Mme Labrie : Puis j'imagine
que vous le voyez aussi auprès de vos membres qui sont témoins de situations
répréhensibles, que ça doit générer une certaine... une certaine anxiété ou des
craintes d'avoir été témoin ou d'avoir connaissance de ça puis de ne pas trop
savoir comment gérer la situation.
M. Daigle (Christian) :Oui, a posteriori, pour avoir entendu des personnes qui ont
été dénoncer ou qui ont voulu aller dénoncer des choses, le niveau de stress
est très élevé, tant lorsque vient le temps de dénoncer que pour la suite des
événements également aussi.

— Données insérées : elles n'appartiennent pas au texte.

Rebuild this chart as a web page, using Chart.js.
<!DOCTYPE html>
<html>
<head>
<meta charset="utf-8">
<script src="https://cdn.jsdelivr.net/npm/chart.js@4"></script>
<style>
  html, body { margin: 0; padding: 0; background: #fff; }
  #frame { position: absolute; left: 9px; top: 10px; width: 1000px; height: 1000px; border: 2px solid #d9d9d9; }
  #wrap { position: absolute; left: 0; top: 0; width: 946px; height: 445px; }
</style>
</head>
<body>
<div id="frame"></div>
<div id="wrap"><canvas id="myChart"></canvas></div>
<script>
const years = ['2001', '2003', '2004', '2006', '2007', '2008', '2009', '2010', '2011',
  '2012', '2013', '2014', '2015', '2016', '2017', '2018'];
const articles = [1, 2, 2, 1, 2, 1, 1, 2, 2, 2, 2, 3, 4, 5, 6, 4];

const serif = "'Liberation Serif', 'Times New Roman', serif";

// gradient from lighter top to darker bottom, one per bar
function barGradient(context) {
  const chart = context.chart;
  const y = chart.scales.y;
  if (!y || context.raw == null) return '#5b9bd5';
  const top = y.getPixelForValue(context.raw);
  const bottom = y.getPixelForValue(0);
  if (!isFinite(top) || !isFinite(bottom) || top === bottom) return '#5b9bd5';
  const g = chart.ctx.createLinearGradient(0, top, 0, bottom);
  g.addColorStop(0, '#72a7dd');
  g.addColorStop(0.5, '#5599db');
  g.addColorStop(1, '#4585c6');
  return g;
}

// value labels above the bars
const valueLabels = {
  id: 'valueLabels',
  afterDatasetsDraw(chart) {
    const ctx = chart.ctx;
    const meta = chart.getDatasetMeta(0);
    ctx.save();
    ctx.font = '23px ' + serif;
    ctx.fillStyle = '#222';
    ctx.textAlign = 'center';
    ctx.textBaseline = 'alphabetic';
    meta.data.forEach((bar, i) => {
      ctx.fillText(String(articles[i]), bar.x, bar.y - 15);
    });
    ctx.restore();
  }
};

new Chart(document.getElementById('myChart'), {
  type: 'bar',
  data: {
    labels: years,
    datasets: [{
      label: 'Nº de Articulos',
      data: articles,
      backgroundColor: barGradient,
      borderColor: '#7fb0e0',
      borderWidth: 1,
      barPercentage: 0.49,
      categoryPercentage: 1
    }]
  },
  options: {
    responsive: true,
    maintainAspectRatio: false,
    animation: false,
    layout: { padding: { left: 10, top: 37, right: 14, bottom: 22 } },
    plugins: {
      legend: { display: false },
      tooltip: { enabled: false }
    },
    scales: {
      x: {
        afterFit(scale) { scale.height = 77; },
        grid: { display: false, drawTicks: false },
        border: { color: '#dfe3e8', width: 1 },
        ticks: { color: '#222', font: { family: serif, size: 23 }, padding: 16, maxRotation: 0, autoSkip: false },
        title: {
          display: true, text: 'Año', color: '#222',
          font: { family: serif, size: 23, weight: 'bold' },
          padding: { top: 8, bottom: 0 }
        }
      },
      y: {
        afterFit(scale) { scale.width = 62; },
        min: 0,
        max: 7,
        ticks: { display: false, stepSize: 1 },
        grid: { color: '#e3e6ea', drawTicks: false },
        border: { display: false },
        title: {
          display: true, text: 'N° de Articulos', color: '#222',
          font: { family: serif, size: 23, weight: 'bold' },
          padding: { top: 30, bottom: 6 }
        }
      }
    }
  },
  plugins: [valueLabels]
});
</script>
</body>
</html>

Même lorsque le dossier est terminé et que le
dossier est clos, ils vivent encore du stress à certains niveaux, et, à ce
moment-là, on pense que, oui, un support pourrait être bénéfique pour les gens.
Mme Labrie : OK. Puis donc
même après que le dossier soit clos, c'est intéressant que vous le nommiez,
oui.
M. Daigle (Christian) :Bien, oui, parce que, dans le milieu de travail, s'il y a
quelque chose qui a été dénoncé, qui a été amené, bien, automatiquement, comme
tantôt ça a été mentionné, il peut y avoir des répercussions dans le milieu de
travail aussi. Donc, la personne peut vivre un certain stress à ce niveau-là
également, mais les gens peuvent vivre le stress de différentes façons, mais ça
peut être quelque chose qui peut avoir eu lieu.

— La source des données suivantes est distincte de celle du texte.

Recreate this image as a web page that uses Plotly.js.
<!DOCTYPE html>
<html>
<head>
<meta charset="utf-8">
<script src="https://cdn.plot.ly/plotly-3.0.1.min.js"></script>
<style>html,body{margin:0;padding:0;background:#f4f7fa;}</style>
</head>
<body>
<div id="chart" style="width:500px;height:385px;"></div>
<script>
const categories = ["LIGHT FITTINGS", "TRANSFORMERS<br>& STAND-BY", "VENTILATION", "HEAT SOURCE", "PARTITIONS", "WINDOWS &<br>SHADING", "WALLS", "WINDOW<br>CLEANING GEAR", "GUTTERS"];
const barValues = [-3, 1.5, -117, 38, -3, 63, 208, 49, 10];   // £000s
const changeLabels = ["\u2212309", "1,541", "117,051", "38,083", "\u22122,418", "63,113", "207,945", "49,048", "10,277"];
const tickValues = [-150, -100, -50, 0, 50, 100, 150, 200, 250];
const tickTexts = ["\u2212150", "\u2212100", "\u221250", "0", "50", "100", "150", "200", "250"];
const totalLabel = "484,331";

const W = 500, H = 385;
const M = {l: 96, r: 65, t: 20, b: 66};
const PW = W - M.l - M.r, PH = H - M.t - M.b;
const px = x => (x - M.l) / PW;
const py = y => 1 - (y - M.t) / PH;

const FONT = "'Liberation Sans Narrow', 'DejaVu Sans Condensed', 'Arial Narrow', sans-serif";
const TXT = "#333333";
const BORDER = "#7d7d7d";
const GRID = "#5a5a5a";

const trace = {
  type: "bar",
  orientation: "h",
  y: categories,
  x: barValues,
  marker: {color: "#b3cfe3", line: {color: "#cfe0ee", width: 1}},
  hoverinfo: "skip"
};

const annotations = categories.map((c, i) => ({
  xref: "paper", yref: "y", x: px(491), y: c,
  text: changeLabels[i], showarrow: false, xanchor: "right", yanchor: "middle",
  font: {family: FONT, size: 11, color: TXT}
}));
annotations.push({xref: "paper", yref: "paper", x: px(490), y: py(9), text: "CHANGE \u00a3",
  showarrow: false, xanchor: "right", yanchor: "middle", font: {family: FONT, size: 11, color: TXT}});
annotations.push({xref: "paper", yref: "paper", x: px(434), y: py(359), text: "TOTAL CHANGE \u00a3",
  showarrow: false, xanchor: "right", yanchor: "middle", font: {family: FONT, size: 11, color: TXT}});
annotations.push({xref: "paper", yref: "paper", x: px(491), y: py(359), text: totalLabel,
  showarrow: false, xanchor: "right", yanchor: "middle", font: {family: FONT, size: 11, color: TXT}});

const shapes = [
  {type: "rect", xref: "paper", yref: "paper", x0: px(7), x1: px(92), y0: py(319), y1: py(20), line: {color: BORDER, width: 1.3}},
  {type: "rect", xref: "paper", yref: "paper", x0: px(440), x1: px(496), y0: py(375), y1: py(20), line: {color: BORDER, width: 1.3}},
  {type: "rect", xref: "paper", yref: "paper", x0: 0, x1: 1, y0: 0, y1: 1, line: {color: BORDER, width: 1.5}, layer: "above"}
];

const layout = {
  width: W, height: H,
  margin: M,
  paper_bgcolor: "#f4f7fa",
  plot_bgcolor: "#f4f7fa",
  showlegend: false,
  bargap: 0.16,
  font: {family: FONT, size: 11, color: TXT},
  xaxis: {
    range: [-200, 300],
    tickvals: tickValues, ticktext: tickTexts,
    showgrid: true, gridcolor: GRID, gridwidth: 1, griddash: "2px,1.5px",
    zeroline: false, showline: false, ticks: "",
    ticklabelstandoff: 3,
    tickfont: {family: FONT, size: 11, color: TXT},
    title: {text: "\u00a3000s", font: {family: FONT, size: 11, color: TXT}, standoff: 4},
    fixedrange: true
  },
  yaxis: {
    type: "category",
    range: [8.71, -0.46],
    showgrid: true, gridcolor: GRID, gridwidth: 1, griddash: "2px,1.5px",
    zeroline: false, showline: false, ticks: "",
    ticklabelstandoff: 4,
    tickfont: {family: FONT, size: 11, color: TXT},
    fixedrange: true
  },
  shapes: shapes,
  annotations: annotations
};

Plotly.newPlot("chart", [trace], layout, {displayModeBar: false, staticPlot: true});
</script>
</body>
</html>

Mme Labrie : Parfait. Ça fait
le tour de mes questions, M. le Président. Merci.
Le Président (M. Simard) : Bien,
merci à vous, chère collègue. Merci, chers intervenants, pour cette précieuse
participation à nos travaux. Avant de conclure, je dépose les mémoires des
organisations qui n'ont pas été entendues.
Et, comme notre commission vient
d'accomplir son mandat, j'ajourne nos travaux sine die. À bientôt!